Ed è qua che emerge l'aspetto politico della contingenza. Perché non si può negare che restituire il pensionamento di anzianità a quei 200 mila, e forse anche più, che se lo sono visto togliere dalla legge Fornero, sarebbe un colpo da maestro per un premier che prima o poi dovrà tornare alle urne.

Che dire, infine, dell'idea che mandare in pensione anticipata gli anziani serva ad aumentare l'occupazione dei giovani? Mi limito a osservare che finché continueremo a considerare l'occupazione alla stregua di un "gioco a somma zero" questo paese non tornerà mai a crescere. Non si può pensare che il numero di occupati è fisso e che l'occupazione dei giovani è solo il risultato di un banale "turnover".

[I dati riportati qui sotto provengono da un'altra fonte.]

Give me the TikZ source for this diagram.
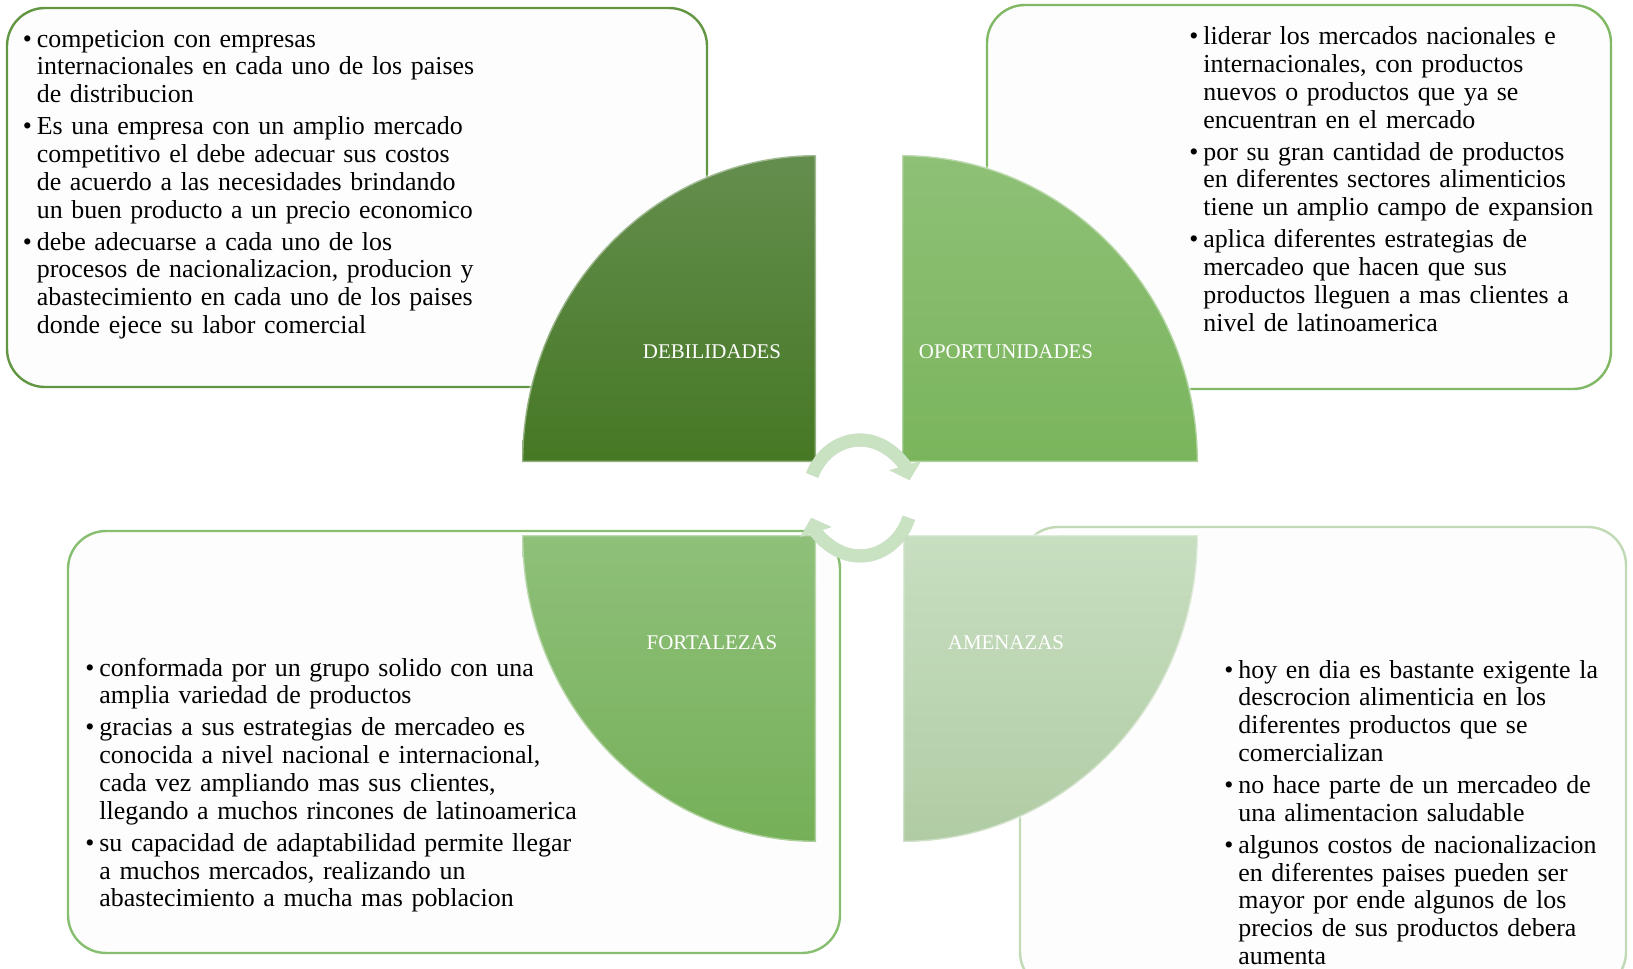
\documentclass[tikz,border=0pt]{standalone}
\usepackage{fontspec}
\setmainfont{Liberation Serif}
\usetikzlibrary{arrows.meta}

\definecolor{papel}{RGB}{253,253,253}
\definecolor{debiltop}{RGB}{100,142,78}
\definecolor{debil}{RGB}{70,120,36}
\definecolor{oporttop}{RGB}{142,192,118}
\definecolor{oport}{RGB}{122,181,92}
\definecolor{fortatop}{RGB}{143,192,122}
\definecolor{forta}{RGB}{117,176,88}
\definecolor{amenatop}{RGB}{200,222,192}
\definecolor{amena}{RGB}{176,204,164}
\definecolor{bordeD}{RGB}{98,150,66}
\definecolor{bordeO}{RGB}{128,184,100}
\definecolor{bordeF}{RGB}{135,190,112}
\definecolor{bordeA}{RGB}{192,218,182}
\definecolor{ciclo}{RGB}{200,226,194}

\newcommand{\punto}{\par\hangindent=7pt\hangafter=1\noindent\hbox to 7pt{\textbullet\hss}\strut}
\newcommand{\listafont}{\fontsize{12.95}{13.93}\selectfont\setlength{\parskip}{2pt}}

\begin{document}
\begin{tikzpicture}[x=0.5pt, y=-0.5pt,
  panel/.style={draw, line width=1.2pt, rounded corners=19pt, fill=papel, inner sep=0pt},
  quad/.style={draw=white, draw opacity=0.4, line width=1.4pt},
  lista/.style={anchor=north west, inner sep=0pt, text width=262pt, align=left, font=\listafont},
  etiqueta/.style={text=white, inner sep=0pt, font=\fontsize{10.45}{12}\selectfont},
  ciclo/.style={line width=6.5pt, draw=ciclo, -{Triangle[length=7.5pt,width=16pt]}},
  sombra/.style={line width=6.5pt, draw=black, opacity=0.15, -{Triangle[length=7.5pt,width=16pt]}}
]
\useasboundingbox (0,0) rectangle (1633,969);

% cajas de texto
\node[panel, draw=bordeD, minimum width=350pt, minimum height=189.5pt] (cajaD) at (357,197.5) {};
\node[panel, draw=bordeO, minimum width=312pt, minimum height=192pt] (cajaO) at (1299,197) {};
\node[panel, draw=bordeF, minimum width=386pt, minimum height=211pt] (cajaF) at (454,742) {};
\node[panel, draw=bordeA, minimum width=303pt, minimum height=231.5pt] (cajaA) at (1323,758.5) {};

% cuadrantes
\path[quad, top color=debiltop, bottom color=debil]
  (522,462) arc[start angle=180, end angle=90, x radius=147pt, y radius=153.5pt] -- (816,462) -- cycle;
\path[quad, top color=oporttop, bottom color=oport]
  (902,155) arc[start angle=90, end angle=0, x radius=148pt, y radius=153.5pt] -- (902,462) -- cycle;
\path[quad, top color=fortatop, bottom color=forta]
  (522,535) arc[start angle=180, end angle=270, x radius=147pt, y radius=153.5pt] -- (816,535) -- cycle;
\path[quad, top color=amenatop, bottom color=amena]
  (1198,535) arc[start angle=0, end angle=-90, x radius=147.5pt, y radius=153.5pt] -- (903,535) -- cycle;

% flechas del ciclo
\coordinate (eje) at (860,498);
\begin{scope}[xshift=1pt, yshift=-1.5pt]
  \draw[sombra] (eje) ++(157:26pt and 29pt) arc[start angle=157, end angle=18, x radius=26pt, y radius=29pt];
  \draw[sombra] (eje) ++(-20:26pt and 29pt) arc[start angle=-20, end angle=-160, x radius=26pt, y radius=29pt];
\end{scope}
\draw[ciclo] (eje) ++(157:26pt and 29pt) arc[start angle=157, end angle=18, x radius=26pt, y radius=29pt];
\draw[ciclo] (eje) ++(-20:26pt and 29pt) arc[start angle=-20, end angle=-160, x radius=26pt, y radius=29pt];

% etiquetas
\node[etiqueta] (debil) at (712,352) {DEBILIDADES};
\node[etiqueta] (oport) at (1006,352) {OPORTUNIDADES};
\node[etiqueta] (forta) at (712,643) {FORTALEZAS};
\node[etiqueta] (amena) at (1006,643) {AMENAZAS};

% listas
\node[lista] (listaD) at (22.5,14.8) {%
\punto competicion con empresas\newline internacionales en cada uno de los paises\newline de distribucion
\punto Es una empresa con un amplio mercado\newline competitivo el debe adecuar sus costos\newline de acuerdo a las necesidades brindando\newline un buen producto a un precio economico
\punto debe adecuarse a cada uno de los\newline procesos de nacionalizacion, producion y\newline abastecimiento en cada uno de los paises\newline donde ejece su labor comercial\par};

\node[lista] (listaO) at (1189,12.4) {%
\punto liderar los mercados nacionales e\newline internacionales, con productos\newline nuevos o productos que ya se\newline encuentran en el mercado
\punto por su gran cantidad de productos\newline en diferentes sectores alimenticios\newline tiene un amplio campo de expansion
\punto aplica diferentes estrategias de\newline mercadeo que hacen que sus\newline productos lleguen a mas clientes a\newline nivel de latinoamerica\par};

\node[lista] (listaF) at (85,643.8) {%
\punto conformada por un grupo solido con una\newline amplia variedad de productos
\punto gracias a sus estrategias de mercadeo es\newline conocida a nivel nacional e internacional,\newline cada vez ampliando mas sus clientes,\newline llegando a muchos rincones de latinoamerica
\punto su capacidad de adaptabilidad permite llegar\newline a muchos mercados, realizando un\newline abastecimiento a mucha mas poblacion\par};

\node[lista] (listaA) at (1224,645.8) {%
\punto hoy en dia es bastante exigente la\newline descrocion alimenticia en los\newline diferentes productos que se\newline comercializan
\punto no hace parte de un mercadeo de\newline una alimentacion saludable
\punto algunos costos de nacionalizacion\newline en diferentes paises pueden ser\newline mayor por ende algunos de los\newline precios de sus productos debera\newline aumenta\par};
\end{tikzpicture}
\end{document}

L'occupazione aumenta se si creano nuove opportunità di impresa e di investimento. E questo dipende in gran parte da altro tipo di interventi. Quelli che in Italia non si riesce mai a fare. Che dire, per esempio, se invece di inventarsi l'ennesimo "scivolo pubblico", tagliassimo in misura consistente la spesa corrente e diminuissimo il carico fiscale?

È amaro constatare che, troppo spesso, solo le scelte in emergenza hanno saputo correggere la rotta del nostro paese e sottrarlo alla deriva della politica. Incapace di assumere, quando serve, le decisioni necessarie e difficili.

Diciamoci la verità. Da noi, riforme incisive ed efficaci si ottengono solo se imposte da vincoli esterni ineludibili, o se riescono a passare "in sordina". Preso atto di ciò, credo che la riforma delle pensioni fatta con la legge Fornero sia preziosa per il solo fatto di essere stata concepita in una situazione di emergenza. Ditemi pure che sono pessimista. Ma penso che le ragioni ordinarie della politica, armate anche delle migliori intenzioni, non potranno che peggiorare la situazione.

Per chiudere, penso che quel brivido freddo, oggi, dovrebbe attraversare la schiena di tutti quelli che, come me, sono entrati nel mercato del lavoro in prossimità del 1995 o dopo. Ma anche su questo sono pessimista. Non credo che succederà.